Let’s look at the data. Create a histogram of
number_of_hours_worked_last_week
.
gf_histogram(~number_of_hours_worked_last_week, data=GSS, binwidth=4, title="Time Worked Last Week by a Random Sample of 1381 US Adults", xlab="Time Worked (hours)")
Now we can compute the mean, the value of our point estimate. We name
the statistic xbar
(in place of the symbol \(\bar{x}\)).
## [1] 41.28168
The quantitative variable should have a symmetric distribution, or you should have at least 20 observations and the sample distribution should not be strongly skewed.
When these conditions are met we can use the \(t\)-distribution to approximate the \(p\)-value for our hypothesis test. It’s important to keep in mind that these conditions are rough guidelines and not a guarantee. All theory-based methods are approximations. They will work best when the sample distribution is symmetric, the sample size is large, and there are no large outliers. When in doubt, use a simulation-based method as a cross-check.
Check Validity Conditions: In this example we have \(n=1381\) observations, which is much larger than 20, and our sample distribution is symmetric as seen above in the histogram. Thus the validity conditions for theory-based inference with one mean are satisfied.
The standardized statistic, \(t\), is found using the formula \[ t = \frac{\bar{x} - \mu}{SE(\bar{x})} \]
and standard error for the null distribution is given by
\[ SE(\bar{x})=\frac{s}{\sqrt{n}}. \]
Calculate the standardized \(t\)- statistic
#calculate the standard deviation of the sample, s
s <- sd( ~number_of_hours_worked_last_week, data=GSS)
# n is the number of observational units (after filtering)
n=1381
#calculate standard error
SE <- s/sqrt(n)
#mu is the mean of the null hypotheses
mu = 40
#now we can calculate (and display) the standardized statistic
t <- (xbar - mu)/SE
t
## [1] 3.289241
We use the command t.test
to calculate a \(p\)-value. As we saw in Lab 1, the options
for alternative are “two.sided”, “greater”, “less” depending on the
inequality in the alternative hypotheses. We must also enter the
null-hypothesis parameter mu
(in place of the symbol \(\mu\)).
##
## One Sample t-test
##
## data: number_of_hours_worked_last_week
## t = 3.2892, df = 1380, p-value = 0.00103
## alternative hypothesis: true mean is not equal to 40
## 95 percent confidence interval:
## 40.51729 42.04607
## sample estimates:
## mean of x
## 41.28168
Our data is from a random sample of \(n=1381\) US workers collected through the General Social Survey.
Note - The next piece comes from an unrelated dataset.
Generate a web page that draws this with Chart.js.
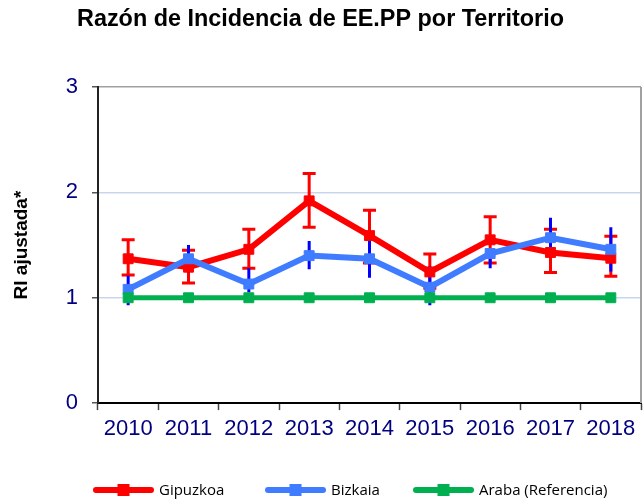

Since our sample is random, we may generalize our findings to the larger population of US workers. We consider the number of hours worked last week, a quantitative variable, and investigated whether or not the mean number of hours worked last week by US workers is equal to 40.
What can be concluded from the \(t\)-statistic and \(p\)-value?
Our statistic, the sample mean of \(\bar{x}=41.28\) hours worked last week, is 3.29 standard deviations away from the hypothesized mean of 40 hours worked last week. An observed statistic that is more than 3 standard deviations away from the hypothesized mean, as our is here, is very strong evidence against the null hypothesis. We are very unlikely to obtain a random sample of \(n=1381\) people with sample mean of \(\bar{x}\)=41.28 hours worked last week if the true population of US workers worked an average of 40 hours last week.
Similarly, the \(p\)-value of 0.00103 is very small. When a \(p\)-value is less than 0.01, as ours is here, we have very strong evidence against the null hypothesis. Thus, we will reject the null hypothesis (as it is not plausible) and accept the alternative hypothesis that mean number of hours worked by US workers is not equal to 40 hours per week.
Notice that the \(t\)-statistic and \(p\)-value give the same conclusions, as expected.